DePaul University neuroscientist collaborates with social work and game design faculty
CHICAGO—(ENEWSPF)—April 27, 2018
Contact: Kristin Claes Mathews
Loss of memory, trouble concentrating and an unstable mood are among the indicators of traumatic brain injury and a research focus of Dorothy Kozlowski, a neuroscientist at DePaul University. Kozlowski’s research has informed her efforts in Chicago to help kids protect their brains while playing sports.
When a colleague mentioned he does similar work with victims of domestic violence in Arizona, “bells went off” for Kozlowski. Now she is teaming up with faculty from DePaul’s social work and game design programs to raise awareness in Chicago about the intersection of traumatic brain injury and domestic violence.
“Survivors themselves don’t equate some of the issues they’re having with memory or emotionality with the fact that they’ve probably suffered traumatic brain injury in some way,” said Kozlowski, a Vincent de Paul Professor of Biological Sciences and director of DePaul’s neuroscience program. She added, “Individuals who suffer from domestic violence also have a high propensity for concussions.”
Bringing awareness to Chicago
Sonya Crabtree-Nelson, an assistant professor of social work, and Doris Rusch, associate professor of game design, are collaborators on the project. In early 2018, they organized a conference that drew 120 people into packed sessions, including local police, health care providers, social workers and attorneys. “It was really a diverse group of individuals who care about victims of interpersonal violence,” said Kozlowski.
One of the keynote speakers was Jonathan Lifshitz from the University of Arizona College of Medicine, who described how the Phoenix area has implemented screening and care for traumatic brain injury across law enforcement, health care and domestic violence agencies. The big takeaway? Start small, said Crabtree-Nelson, who worked for many years as a clinical social worker in Chicago.
“Usually we’re paying more attention to survivors’ immediate needs like getting to safety, finding housing and counseling,” said Crabtree-Nelson.
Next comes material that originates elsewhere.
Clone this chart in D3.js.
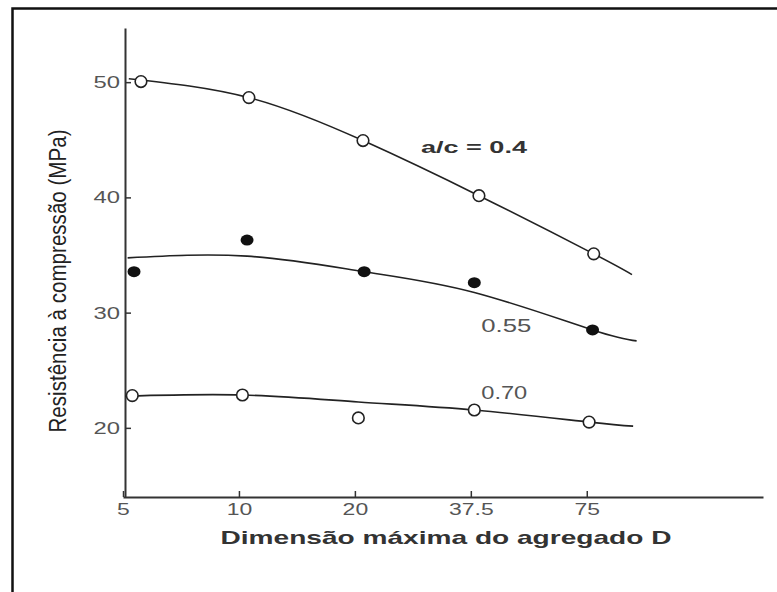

She said Lifshitz’s presentation energized the group in Chicago to think about ways to incorporate screening for traumatic brain injury at the local level. The Chicago Metropolitan Battered Women’s Network is a community partner for the project, and executive director Kathy Doherty spoke on the panel discussion about ways to move the work forward in Chicago.
Games deepen understanding of domestic violence
Rusch is bringing her skills as a game designer to the project. She works in the Deep Games Lab at DePaul, creating games that build empathy for people suffering from mental illness and other health issues. Rusch started by interviewing survivors of abusive relationships at a local domestic violence organization, Between Friends. She heard what gave them strength — like holding onto a child’s baby sock during courtroom proceedings — as well as how it felt to be trapped in an abusive relationship. “I have some personal experiences with this, and I know it can happen to anyone,” said Rusch.
This spring, Rusch and her students will build a game that mirrors the experiences that survivors shared. “The game will be about educating young adults about healthy relationships, as well as the components that lead to an abusive relationship,” Rusch said.
She is also designing the game to help remove some of the stigma that survivors experience by showing family, friends and caregivers how it feels to be trapped in an abusive relationship. “Games can help convey complex experiences,” said Rusch. “They enable understanding in a powerful way that can create dialogue and discourse,” she added.
Moving forward, the DePaul researchers have identified a strong group of local collaborators who will decide what the next steps should be to address the issue. “We’re just starting this in Chicago,” said Kozlowski. “We’re trying to educate those who work with survivors, but in the future we’re also hoping to reach those who’ve suffered abuse themselves … to let them know that some of their symptoms could be caused by traumatic brain injury,” Kozlowski said.